__SOURCE MATERIAL__:
[start]

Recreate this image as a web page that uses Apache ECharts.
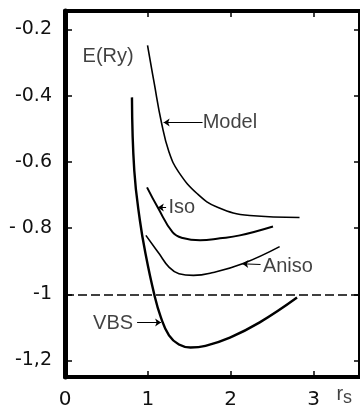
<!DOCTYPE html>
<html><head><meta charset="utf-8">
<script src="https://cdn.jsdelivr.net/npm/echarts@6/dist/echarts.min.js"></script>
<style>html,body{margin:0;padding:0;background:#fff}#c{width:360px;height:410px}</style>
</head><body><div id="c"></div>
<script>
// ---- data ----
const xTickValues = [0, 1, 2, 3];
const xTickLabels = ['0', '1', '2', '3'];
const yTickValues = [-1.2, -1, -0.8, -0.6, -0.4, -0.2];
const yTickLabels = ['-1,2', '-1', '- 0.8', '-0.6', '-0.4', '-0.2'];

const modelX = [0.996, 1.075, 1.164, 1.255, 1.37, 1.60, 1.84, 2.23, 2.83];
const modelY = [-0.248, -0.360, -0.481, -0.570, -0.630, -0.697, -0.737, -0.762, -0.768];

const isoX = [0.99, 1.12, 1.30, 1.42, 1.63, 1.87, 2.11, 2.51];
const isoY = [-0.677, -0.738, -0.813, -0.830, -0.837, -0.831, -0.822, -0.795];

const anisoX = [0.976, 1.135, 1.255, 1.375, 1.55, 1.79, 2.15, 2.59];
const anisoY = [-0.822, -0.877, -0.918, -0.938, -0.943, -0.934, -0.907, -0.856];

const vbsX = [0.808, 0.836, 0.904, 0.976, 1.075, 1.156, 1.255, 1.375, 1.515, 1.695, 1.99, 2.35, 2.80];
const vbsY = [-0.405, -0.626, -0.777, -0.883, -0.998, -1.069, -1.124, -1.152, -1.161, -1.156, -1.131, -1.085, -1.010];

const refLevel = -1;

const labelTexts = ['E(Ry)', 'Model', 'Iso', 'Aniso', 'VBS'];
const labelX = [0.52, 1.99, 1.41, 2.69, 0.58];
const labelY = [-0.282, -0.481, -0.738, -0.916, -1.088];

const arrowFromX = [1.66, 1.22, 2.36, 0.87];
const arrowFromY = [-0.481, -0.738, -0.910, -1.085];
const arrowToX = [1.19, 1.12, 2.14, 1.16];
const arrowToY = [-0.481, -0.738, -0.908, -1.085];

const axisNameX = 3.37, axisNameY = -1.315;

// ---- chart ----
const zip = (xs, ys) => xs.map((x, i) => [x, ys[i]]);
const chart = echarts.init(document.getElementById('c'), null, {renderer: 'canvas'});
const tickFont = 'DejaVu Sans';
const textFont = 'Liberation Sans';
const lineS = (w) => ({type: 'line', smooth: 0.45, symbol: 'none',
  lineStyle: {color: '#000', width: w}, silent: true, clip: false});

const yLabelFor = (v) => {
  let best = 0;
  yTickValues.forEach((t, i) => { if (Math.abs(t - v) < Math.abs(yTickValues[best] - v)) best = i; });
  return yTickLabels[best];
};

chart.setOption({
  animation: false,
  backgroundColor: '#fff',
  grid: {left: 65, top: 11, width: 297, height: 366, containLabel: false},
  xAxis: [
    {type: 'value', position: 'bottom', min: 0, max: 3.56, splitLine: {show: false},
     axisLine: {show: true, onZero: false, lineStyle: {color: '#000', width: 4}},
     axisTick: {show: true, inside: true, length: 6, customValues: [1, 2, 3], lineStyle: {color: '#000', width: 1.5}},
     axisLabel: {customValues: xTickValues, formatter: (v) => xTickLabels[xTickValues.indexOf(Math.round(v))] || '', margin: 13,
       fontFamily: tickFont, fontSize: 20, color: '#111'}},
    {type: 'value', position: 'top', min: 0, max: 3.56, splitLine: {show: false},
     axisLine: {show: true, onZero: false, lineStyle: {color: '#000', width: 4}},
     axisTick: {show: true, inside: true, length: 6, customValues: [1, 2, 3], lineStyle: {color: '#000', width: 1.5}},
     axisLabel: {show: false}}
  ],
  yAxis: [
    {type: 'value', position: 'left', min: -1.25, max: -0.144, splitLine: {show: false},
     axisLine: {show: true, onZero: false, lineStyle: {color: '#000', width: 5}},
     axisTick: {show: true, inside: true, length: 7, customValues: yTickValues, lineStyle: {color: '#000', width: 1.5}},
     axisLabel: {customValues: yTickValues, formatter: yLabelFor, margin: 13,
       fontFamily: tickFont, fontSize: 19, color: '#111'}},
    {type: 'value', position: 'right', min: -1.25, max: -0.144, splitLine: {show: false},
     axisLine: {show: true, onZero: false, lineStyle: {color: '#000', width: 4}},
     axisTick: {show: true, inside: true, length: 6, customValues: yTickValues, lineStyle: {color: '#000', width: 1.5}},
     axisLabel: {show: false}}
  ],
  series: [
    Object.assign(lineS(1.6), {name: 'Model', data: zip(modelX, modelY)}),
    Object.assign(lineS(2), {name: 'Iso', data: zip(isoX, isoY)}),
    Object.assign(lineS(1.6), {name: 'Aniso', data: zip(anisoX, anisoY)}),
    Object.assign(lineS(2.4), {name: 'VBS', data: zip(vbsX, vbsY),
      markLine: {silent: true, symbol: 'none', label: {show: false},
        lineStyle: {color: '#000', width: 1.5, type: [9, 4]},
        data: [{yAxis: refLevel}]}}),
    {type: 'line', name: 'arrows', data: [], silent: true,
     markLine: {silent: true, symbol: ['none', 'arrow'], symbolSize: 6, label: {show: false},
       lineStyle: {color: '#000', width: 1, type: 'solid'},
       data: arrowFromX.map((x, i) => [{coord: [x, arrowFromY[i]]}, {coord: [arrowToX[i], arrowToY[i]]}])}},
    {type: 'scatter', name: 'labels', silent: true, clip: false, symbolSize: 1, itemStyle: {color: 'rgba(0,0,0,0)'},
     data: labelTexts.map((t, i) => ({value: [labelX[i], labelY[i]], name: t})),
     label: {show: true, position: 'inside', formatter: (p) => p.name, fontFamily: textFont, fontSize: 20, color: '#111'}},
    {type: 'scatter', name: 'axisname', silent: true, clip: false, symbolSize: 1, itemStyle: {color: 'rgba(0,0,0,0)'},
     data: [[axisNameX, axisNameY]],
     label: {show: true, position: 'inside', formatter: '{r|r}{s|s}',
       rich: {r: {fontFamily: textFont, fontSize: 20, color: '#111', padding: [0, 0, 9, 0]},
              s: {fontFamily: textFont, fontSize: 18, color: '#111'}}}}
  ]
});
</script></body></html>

[end]

__AIM OF THE TASK__: The data above needs to be retyped exactly, with the images left out.

__SOLVED EXERCISE__:
Recreate this image as a web page that uses Apache ECharts.
<!DOCTYPE html>
<html><head><meta charset="utf-8">
<script src="https://cdn.jsdelivr.net/npm/echarts@6/dist/echarts.min.js"></script>
<style>html,body{margin:0;padding:0;background:#fff}#c{width:360px;height:410px}</style>
</head><body><div id="c"></div>
<script>
// ---- data ----
const xTickValues = [0, 1, 2, 3];
const xTickLabels = ['0', '1', '2', '3'];
const yTickValues = [-1.2, -1, -0.8, -0.6, -0.4, -0.2];
const yTickLabels = ['-1,2', '-1', '- 0.8', '-0.6', '-0.4', '-0.2'];

const modelX = [0.996, 1.075, 1.164, 1.255, 1.37, 1.60, 1.84, 2.23, 2.83];
const modelY = [-0.248, -0.360, -0.481, -0.570, -0.630, -0.697, -0.737, -0.762, -0.768];

const isoX = [0.99, 1.12, 1.30, 1.42, 1.63, 1.87, 2.11, 2.51];
const isoY = [-0.677, -0.738, -0.813, -0.830, -0.837, -0.831, -0.822, -0.795];

const anisoX = [0.976, 1.135, 1.255, 1.375, 1.55, 1.79, 2.15, 2.59];
const anisoY = [-0.822, -0.877, -0.918, -0.938, -0.943, -0.934, -0.907, -0.856];

const vbsX = [0.808, 0.836, 0.904, 0.976, 1.075, 1.156, 1.255, 1.375, 1.515, 1.695, 1.99, 2.35, 2.80];
const vbsY = [-0.405, -0.626, -0.777, -0.883, -0.998, -1.069, -1.124, -1.152, -1.161, -1.156, -1.131, -1.085, -1.010];

const refLevel = -1;

const labelTexts = ['E(Ry)', 'Model', 'Iso', 'Aniso', 'VBS'];
const labelX = [0.52, 1.99, 1.41, 2.69, 0.58];
const labelY = [-0.282, -0.481, -0.738, -0.916, -1.088];

const arrowFromX = [1.66, 1.22, 2.36, 0.87];
const arrowFromY = [-0.481, -0.738, -0.910, -1.085];
const arrowToX = [1.19, 1.12, 2.14, 1.16];
const arrowToY = [-0.481, -0.738, -0.908, -1.085];

const axisNameX = 3.37, axisNameY = -1.315;

// ---- chart ----
const zip = (xs, ys) => xs.map((x, i) => [x, ys[i]]);
const chart = echarts.init(document.getElementById('c'), null, {renderer: 'canvas'});
const tickFont = 'DejaVu Sans';
const textFont = 'Liberation Sans';
const lineS = (w) => ({type: 'line', smooth: 0.45, symbol: 'none',
  lineStyle: {color: '#000', width: w}, silent: true, clip: false});

const yLabelFor = (v) => {
  let best = 0;
  yTickValues.forEach((t, i) => { if (Math.abs(t - v) < Math.abs(yTickValues[best] - v)) best = i; });
  return yTickLabels[best];
};

chart.setOption({
  animation: false,
  backgroundColor: '#fff',
  grid: {left: 65, top: 11, width: 297, height: 366, containLabel: false},
  xAxis: [
    {type: 'value', position: 'bottom', min: 0, max: 3.56, splitLine: {show: false},
     axisLine: {show: true, onZero: false, lineStyle: {color: '#000', width: 4}},
     axisTick: {show: true, inside: true, length: 6, customValues: [1, 2, 3], lineStyle: {color: '#000', width: 1.5}},
     axisLabel: {customValues: xTickValues, formatter: (v) => xTickLabels[xTickValues.indexOf(Math.round(v))] || '', margin: 13,
       fontFamily: tickFont, fontSize: 20, color: '#111'}},
    {type: 'value', position: 'top', min: 0, max: 3.56, splitLine: {show: false},
     axisLine: {show: true, onZero: false, lineStyle: {color: '#000', width: 4}},
     axisTick: {show: true, inside: true, length: 6, customValues: [1, 2, 3], lineStyle: {color: '#000', width: 1.5}},
     axisLabel: {show: false}}
  ],
  yAxis: [
    {type: 'value', position: 'left', min: -1.25, max: -0.144, splitLine: {show: false},
     axisLine: {show: true, onZero: false, lineStyle: {color: '#000', width: 5}},
     axisTick: {show: true, inside: true, length: 7, customValues: yTickValues, lineStyle: {color: '#000', width: 1.5}},
     axisLabel: {customValues: yTickValues, formatter: yLabelFor, margin: 13,
       fontFamily: tickFont, fontSize: 19, color: '#111'}},
    {type: 'value', position: 'right', min: -1.25, max: -0.144, splitLine: {show: false},
     axisLine: {show: true, onZero: false, lineStyle: {color: '#000', width: 4}},
     axisTick: {show: true, inside: true, length: 6, customValues: yTickValues, lineStyle: {color: '#000', width: 1.5}},
     axisLabel: {show: false}}
  ],
  series: [
    Object.assign(lineS(1.6), {name: 'Model', data: zip(modelX, modelY)}),
    Object.assign(lineS(2), {name: 'Iso', data: zip(isoX, isoY)}),
    Object.assign(lineS(1.6), {name: 'Aniso', data: zip(anisoX, anisoY)}),
    Object.assign(lineS(2.4), {name: 'VBS', data: zip(vbsX, vbsY),
      markLine: {silent: true, symbol: 'none', label: {show: false},
        lineStyle: {color: '#000', width: 1.5, type: [9, 4]},
        data: [{yAxis: refLevel}]}}),
    {type: 'line', name: 'arrows', data: [], silent: true,
     markLine: {silent: true, symbol: ['none', 'arrow'], symbolSize: 6, label: {show: false},
       lineStyle: {color: '#000', width: 1, type: 'solid'},
       data: arrowFromX.map((x, i) => [{coord: [x, arrowFromY[i]]}, {coord: [arrowToX[i], arrowToY[i]]}])}},
    {type: 'scatter', name: 'labels', silent: true, clip: false, symbolSize: 1, itemStyle: {color: 'rgba(0,0,0,0)'},
     data: labelTexts.map((t, i) => ({value: [labelX[i], labelY[i]], name: t})),
     label: {show: true, position: 'inside', formatter: (p) => p.name, fontFamily: textFont, fontSize: 20, color: '#111'}},
    {type: 'scatter', name: 'axisname', silent: true, clip: false, symbolSize: 1, itemStyle: {color: 'rgba(0,0,0,0)'},
     data: [[axisNameX, axisNameY]],
     label: {show: true, position: 'inside', formatter: '{r|r}{s|s}',
       rich: {r: {fontFamily: textFont, fontSize: 20, color: '#111', padding: [0, 0, 9, 0]},
              s: {fontFamily: textFont, fontSize: 18, color: '#111'}}}}
  ]
});
</script></body></html>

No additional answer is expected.